I gave a web seminar with Adobe today. Following all proper best practices, I was on the line a full half hour early. Checked my audio levels with the operator. Dialed in on a second backup telephone line in case my first line dropped. Had a copy of my slides in hardcopy in case my computer died. Made sure my moderator was ready to take over and help out if I lost connection. Checked that the phone call was properly streaming over VoIP for participants who wanted to listen on their computer speakers. Everything felt good.
And then with two minutes to go before show time, the audio conference provider suffered some sort of catastrophic failure. All lines were dropped, for speakers and attendees. Nobody could dial back in... We just got busy signals.
In a typical situation, that would be the end of story. We'd write a text message on the web conferencing window canceling the event due to technical difficulties beyond our control.
But in a case of unbelievable backup planning and preparation, the product manager from Adobe calmly typed in an alternate conferencing number we could all use.
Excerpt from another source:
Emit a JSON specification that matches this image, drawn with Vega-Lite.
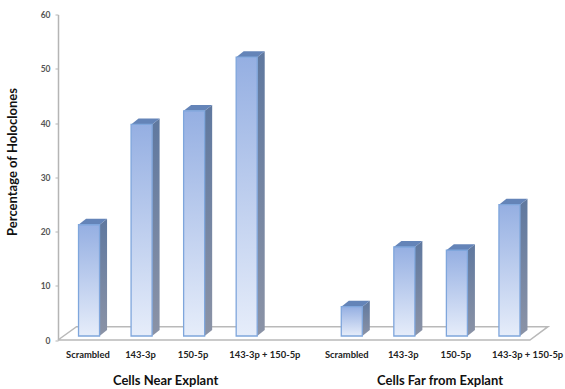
{
"$schema":"https://vega.github.io/schema/vega-lite/v6.json",
"width":507,"height":325.5,"autosize":"none",
"padding":{"left":58,"top":14.5,"right":0,"bottom":49},
"background":"white",
"config":{"view":{"stroke":null}},
"datasets":{
"bars":[
{"group":"Cells Near Explant","label":"Scrambled","slot":0,"value":20.5},
{"group":"Cells Near Explant","label":"143-3p","slot":1,"value":39.0},
{"group":"Cells Near Explant","label":"150-5p","slot":2,"value":41.5},
{"group":"Cells Near Explant","label":"143-3p + 150-5p","slot":3,"value":51.4},
{"group":"Cells Far from Explant","label":"Scrambled","slot":5,"value":5.4},
{"group":"Cells Far from Explant","label":"143-3p","slot":6,"value":16.4},
{"group":"Cells Far from Explant","label":"150-5p","slot":7,"value":15.8},
{"group":"Cells Far from Explant","label":"143-3p + 150-5p","slot":8,"value":24.2}
],
"floor":[
{"seq":0,"fx":-0.59,"fy":0},
{"seq":1,"fx":8.39,"fy":0},
{"seq":2,"fx":8.733,"fy":2.45},
{"seq":3,"fx":-0.238,"fy":2.45},
{"seq":4,"fx":-0.59,"fy":0}
],
"titles":[
{"title":"Cells Near Explant","tx":1.457,"row":0},
{"title":"Cells Far from Explant","tx":6.68,"row":1}
]
},
"layer":[
{"data":{"name":"floor"},
 "mark":{"type":"line","stroke":"#b9b9b9","strokeWidth":1.5,"clip":false},
 "encoding":{
  "x":{"field":"fx","type":"quantitative","scale":{"domain":[-0.5905,9.0571],"nice":false,"zero":false},"axis":null},
  "y":{"field":"fy","type":"quantitative","scale":{"domain":[0,60],"nice":false},
   "axis":{"title":"Percentage of Holoclones","values":[0,10,20,30,40,50,60],"grid":false,"domainColor":"#b5b5b5","domainWidth":1.5,"tickColor":"#b5b5b5","tickSize":3,"tickWidth":1,"labelFont":"Lato","labelFontSize":8.5,"labelFontWeight":"bold","labelColor":"#555555","labelPadding":5,"titleFont":"Lato","titleFontSize":13,"titleFontWeight":"bold","titleColor":"#111111","titleX":-39,"titleY":147}},
  "order":{"field":"seq"}}},
{"data":{"name":"bars"},
 "transform":[
  {"calculate":"datum.slot+0.2","as":"a"},
  {"calculate":"datum.slot+0.343","as":"b"},
  {"fold":["a","b"],"as":["corner","px"]},
  {"calculate":"datum.value+0.74+(datum.corner=='b'?1.1:0)","as":"yt"},
  {"calculate":"0.74+(datum.corner=='b'?1.1:0)","as":"yb"}],
 "mark":{"type":"area","line":false,"fill":{"gradient":"linear","x1":0,"y1":0,"x2":0,"y2":1,"stops":[{"offset":0,"color":"#5f789f"},{"offset":1,"color":"#8b93a6"}]}},
 "encoding":{
  "x":{"field":"px","type":"quantitative","scale":{"domain":[-0.5905,9.0571],"nice":false,"zero":false},"axis":null},
  "y":{"field":"yt","type":"quantitative","scale":{"domain":[0,60],"nice":false},"stack":null},
  "y2":{"field":"yb"},
  "detail":{"field":"slot"}}},
{"data":{"name":"bars"},
 "transform":[
  {"calculate":"datum.slot-0.2","as":"p0"},
  {"calculate":"datum.slot-0.057","as":"p1"},
  {"calculate":"datum.slot+0.2","as":"p2"},
  {"calculate":"datum.slot+0.343","as":"p3"},
  {"fold":["p0","p1","p2","p3"],"as":["corner","px"]},
  {"calculate":"datum.value+0.74+(datum.corner=='p0'?0:1.1)","as":"yt"},
  {"calculate":"datum.value+0.74+(datum.corner=='p3'?1.1:0)","as":"yb"}],
 "mark":{"type":"area","fill":"#6484b8"},
 "encoding":{
  "x":{"field":"px","type":"quantitative","scale":{"domain":[-0.5905,9.0571],"nice":false,"zero":false},"axis":null},
  "y":{"field":"yt","type":"quantitative","scale":{"domain":[0,60],"nice":false},"stack":null},
  "y2":{"field":"yb"},
  "detail":{"field":"slot"}}},
{"data":{"name":"bars"},
 "transform":[
  {"calculate":"datum.slot-0.2","as":"l"},
  {"calculate":"datum.slot+0.2","as":"r"},
  {"calculate":"datum.value+0.74","as":"t"},
  {"calculate":"0.74","as":"base"}],
 "mark":{"type":"bar","stroke":"#7fa6dc","strokeWidth":1.3,"fill":{"gradient":"linear","x1":0,"y1":0,"x2":0,"y2":1,"stops":[{"offset":0,"color":"#95afe2"},{"offset":1,"color":"#e6edfa"}]}},
 "encoding":{
  "x":{"field":"l","type":"quantitative","scale":{"domain":[-0.5905,9.0571],"nice":false,"zero":false},"axis":null},
  "x2":{"field":"r"},
  "y":{"field":"t","type":"quantitative","scale":{"domain":[0,60],"nice":false}},
  "y2":{"field":"base"}}},
{"data":{"name":"bars"},
 "transform":[
  {"calculate":"datum.slot+(datum.label=='143-3p + 150-5p'?0.345:(datum.slot==5?-0.095:-0.022))","as":"lx"},
  {"calculate":"0","as":"ly"}],
 "mark":{"type":"text","font":"Lato","fontSize":9.4,"fontWeight":"bold","color":"#222222","dy":14.5,"baseline":"middle","align":"center","clip":false},
 "encoding":{
  "x":{"field":"lx","type":"quantitative","scale":{"domain":[-0.5905,9.0571],"nice":false,"zero":false},"axis":null},
  "y":{"field":"ly","type":"quantitative","scale":{"domain":[0,60],"nice":false}},
  "text":{"field":"label"}}},
{"data":{"name":"titles"},
 "transform":[{"calculate":"0","as":"ly"}],
 "mark":{"type":"text","font":"Lato","fontSize":13,"fontWeight":"bold","color":"#111111","dy":41,"baseline":"middle","align":"center","clip":false},
 "encoding":{
  "x":{"field":"tx","type":"quantitative","scale":{"domain":[-0.5905,9.0571],"nice":false,"zero":false},"axis":null},
  "y":{"field":"ly","type":"quantitative","scale":{"domain":[0,60],"nice":false}},
  "text":{"field":"title"}}}
]
}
It didn't have quite the same operator assisted features we had on the primary account, but we were able to link it to the VoIP stream, get the attendees onto the new line, and carry on with our web seminar with minimal interruption and loss of time.
I was astonished. Not many people have a second audio conferencing carrier in their back pocket for an emergency of that sort. But from now on, I'm going to keep a backup conference number and participant code handy for client events. Just in case.